This is just a quick appetizer. However, if you are charcoal grilling, it is awesome to gather your family around the table and have good conversation while the charcoal fires up!
We hope you enjoy!
- 14 Oz. Mushrooms
- 8 Oz. Mozarella Cheese
- 2 Tablespoons Spanish Ñoras
- 2 Tablespoons Dried Rosemery
- 2 Tablespoons Salted Butter
- 1 Mid-sized Zuccini
- 1 Red Bell Pepper
- To Taste Salt
Wash the Mushrooms with plenty of water. Chop them into quarters.
Wash the Zuccini with plenty of water. Cut it in two parts. Take the insides out with a spoon and chop everything into pieces.
Wash the Red Bell Pepper with plenty of water. Cut it into small cubes.

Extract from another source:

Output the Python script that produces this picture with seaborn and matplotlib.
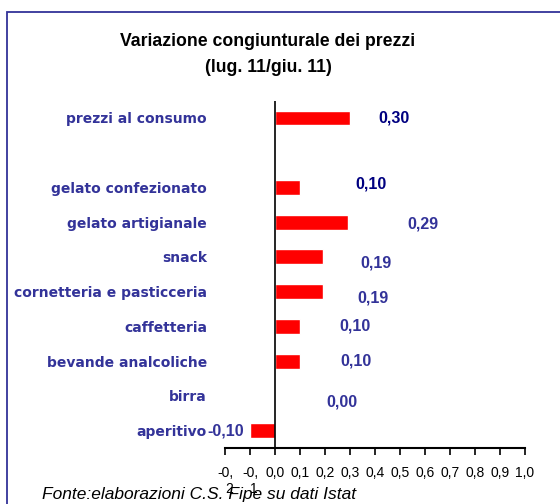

Add the Butter, Ñoras and Rosemery into a wok. Cook at medium heat until the Butter melts.
Add the chopped Mushrooms and Bell Peppers first. Cook for 10 min.
Add the Zuccini pieces and the insides. Mix well and cook for another 10 min. Add Salt to taste.
Put the veggies mix into a bowl and cover with grinded Mozarella Cheese.
Let the cheese melt, serve and enjoy!